> **PROBLEM STATEMENT**
Transcribe the listing verbatim. Do not carry over any pictures.

##### DATA ENTRIES

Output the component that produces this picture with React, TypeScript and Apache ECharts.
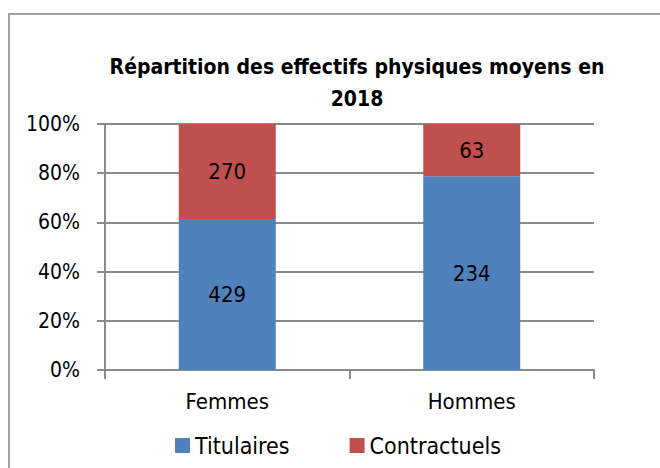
import React, { useEffect, useRef } from "react";
import * as echarts from "echarts";

const categories = ["Femmes", "Hommes"];
const titulaires = [429, 234];
const contractuels = [270, 63];
const seriesNames = ["Titulaires", "Contractuels"];
const yTicks = [0, 20, 40, 60, 80, 100];

const FONT = "'DejaVu Sans Condensed', 'Liberation Sans Narrow', sans-serif";
const GRAY = "#8a8a8a";

export default function App() {
  const ref = useRef<HTMLDivElement>(null);
  useEffect(() => {
    document.body.style.margin = "0";
    if (!ref.current) return;
    const chart = echarts.init(ref.current, undefined, { renderer: "svg" });
    const totals = categories.map((_, i) => titulaires[i] + contractuels[i]);
    const pct = (arr: number[]) => arr.map((v, i) => (v / totals[i]) * 100);
    const raw = [titulaires, contractuels];
    chart.setOption({
      animation: false,
      backgroundColor: "#ffffff",
      textStyle: { fontFamily: FONT },
      graphic: [
        {
          type: "rect",
          shape: { x: 9, y: 14, width: 700, height: 500 },
          style: { fill: "none", stroke: "#a0a0a0", lineWidth: 2 },
          silent: true,
        },
        {
          type: "text",
          x: 357,
          y: 51,
          style: {
            text: "Répartition des effectifs physiques moyens en\n2018",
            align: "center",
            verticalAlign: "top",
            font: `bold 21px ${FONT}`,
            lineHeight: 32,
            fill: "#000",
          },
        },
      ],
      legend: {
        data: seriesNames,
        left: 170,
        top: 429,
        itemWidth: 15,
        itemHeight: 15,
        itemGap: 60,
        icon: "rect",
        textStyle: { fontSize: 23, color: "#000", fontFamily: FONT },
      },
      grid: { left: 105, right: 66, top: 124, bottom: 98, containLabel: false },
      xAxis: {
        type: "category",
        data: categories,
        axisLine: { lineStyle: { color: GRAY, width: 2 } },
        axisTick: { show: true, length: 9, lineStyle: { color: GRAY, width: 2 } },
        axisLabel: { fontSize: 22, color: "#000", margin: 20, fontFamily: FONT },
      },
      yAxis: {
        type: "value",
        min: yTicks[0],
        max: yTicks[yTicks.length - 1],
        interval: 20,
        axisLine: { show: true, lineStyle: { color: GRAY, width: 2 } },
        axisTick: { show: true, length: 8, lineStyle: { color: GRAY, width: 2 } },
        splitLine: { lineStyle: { color: GRAY, width: 2 } },
        axisLabel: { formatter: "{value}%", fontSize: 21, color: "#000", margin: 25, fontFamily: FONT },
      },
      series: [
        { name: seriesNames[0], data: pct(titulaires), color: "#4f81bd" },
        { name: seriesNames[1], data: pct(contractuels), color: "#c0504d" },
      ].map((s, si) => ({
        ...s,
        type: "bar",
        stack: "total",
        barWidth: 97,
        itemStyle: { color: s.color },
        label: {
          show: true,
          position: "inside",
          fontSize: 22,
          color: "#000",
          fontFamily: FONT,
          formatter: (p: any) => String(raw[si][p.dataIndex]),
        },
      })),
    });
    return () => chart.dispose();
  }, []);
  return <div ref={ref} style={{ width: 660, height: 468 }} />;
}
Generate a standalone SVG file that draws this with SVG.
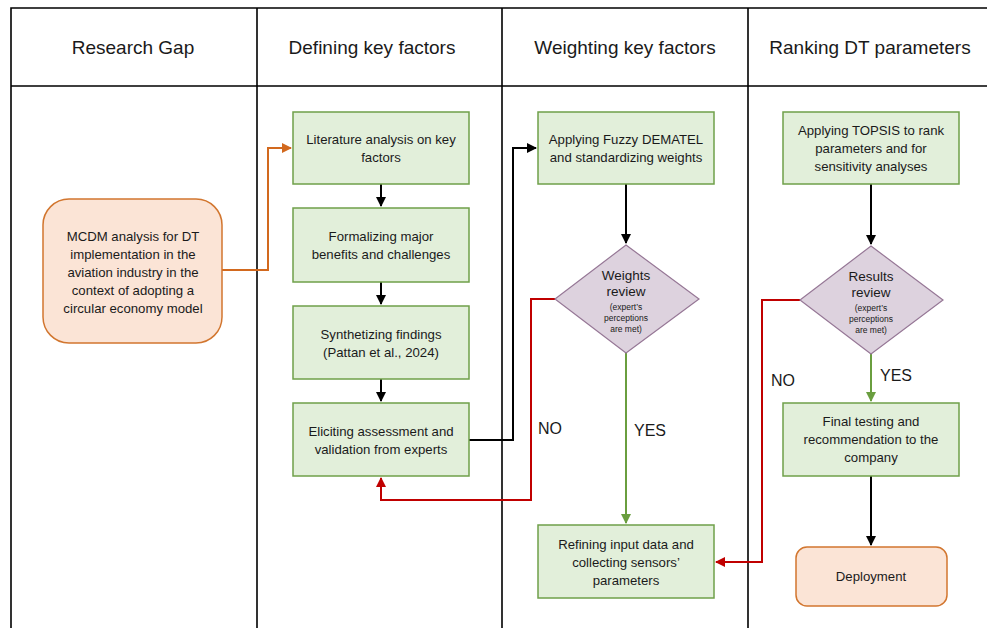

##########

> **FULL OUTPUT**
Output the component that produces this picture with React, TypeScript and Apache ECharts.
import React, { useEffect, useRef } from "react";
import * as echarts from "echarts";

const categories = ["Femmes", "Hommes"];
const titulaires = [429, 234];
const contractuels = [270, 63];
const seriesNames = ["Titulaires", "Contractuels"];
const yTicks = [0, 20, 40, 60, 80, 100];

const FONT = "'DejaVu Sans Condensed', 'Liberation Sans Narrow', sans-serif";
const GRAY = "#8a8a8a";

export default function App() {
  const ref = useRef<HTMLDivElement>(null);
  useEffect(() => {
    document.body.style.margin = "0";
    if (!ref.current) return;
    const chart = echarts.init(ref.current, undefined, { renderer: "svg" });
    const totals = categories.map((_, i) => titulaires[i] + contractuels[i]);
    const pct = (arr: number[]) => arr.map((v, i) => (v / totals[i]) * 100);
    const raw = [titulaires, contractuels];
    chart.setOption({
      animation: false,
      backgroundColor: "#ffffff",
      textStyle: { fontFamily: FONT },
      graphic: [
        {
          type: "rect",
          shape: { x: 9, y: 14, width: 700, height: 500 },
          style: { fill: "none", stroke: "#a0a0a0", lineWidth: 2 },
          silent: true,
        },
        {
          type: "text",
          x: 357,
          y: 51,
          style: {
            text: "Répartition des effectifs physiques moyens en\n2018",
            align: "center",
            verticalAlign: "top",
            font: `bold 21px ${FONT}`,
            lineHeight: 32,
            fill: "#000",
          },
        },
      ],
      legend: {
        data: seriesNames,
        left: 170,
        top: 429,
        itemWidth: 15,
        itemHeight: 15,
        itemGap: 60,
        icon: "rect",
        textStyle: { fontSize: 23, color: "#000", fontFamily: FONT },
      },
      grid: { left: 105, right: 66, top: 124, bottom: 98, containLabel: false },
      xAxis: {
        type: "category",
        data: categories,
        axisLine: { lineStyle: { color: GRAY, width: 2 } },
        axisTick: { show: true, length: 9, lineStyle: { color: GRAY, width: 2 } },
        axisLabel: { fontSize: 22, color: "#000", margin: 20, fontFamily: FONT },
      },
      yAxis: {
        type: "value",
        min: yTicks[0],
        max: yTicks[yTicks.length - 1],
        interval: 20,
        axisLine: { show: true, lineStyle: { color: GRAY, width: 2 } },
        axisTick: { show: true, length: 8, lineStyle: { color: GRAY, width: 2 } },
        splitLine: { lineStyle: { color: GRAY, width: 2 } },
        axisLabel: { formatter: "{value}%", fontSize: 21, color: "#000", margin: 25, fontFamily: FONT },
      },
      series: [
        { name: seriesNames[0], data: pct(titulaires), color: "#4f81bd" },
        { name: seriesNames[1], data: pct(contractuels), color: "#c0504d" },
      ].map((s, si) => ({
        ...s,
        type: "bar",
        stack: "total",
        barWidth: 97,
        itemStyle: { color: s.color },
        label: {
          show: true,
          position: "inside",
          fontSize: 22,
          color: "#000",
          fontFamily: FONT,
          formatter: (p: any) => String(raw[si][p.dataIndex]),
        },
      })),
    });
    return () => chart.dispose();
  }, []);
  return <div ref={ref} style={{ width: 660, height: 468 }} />;
}
Generate a standalone SVG file that draws this with SVG.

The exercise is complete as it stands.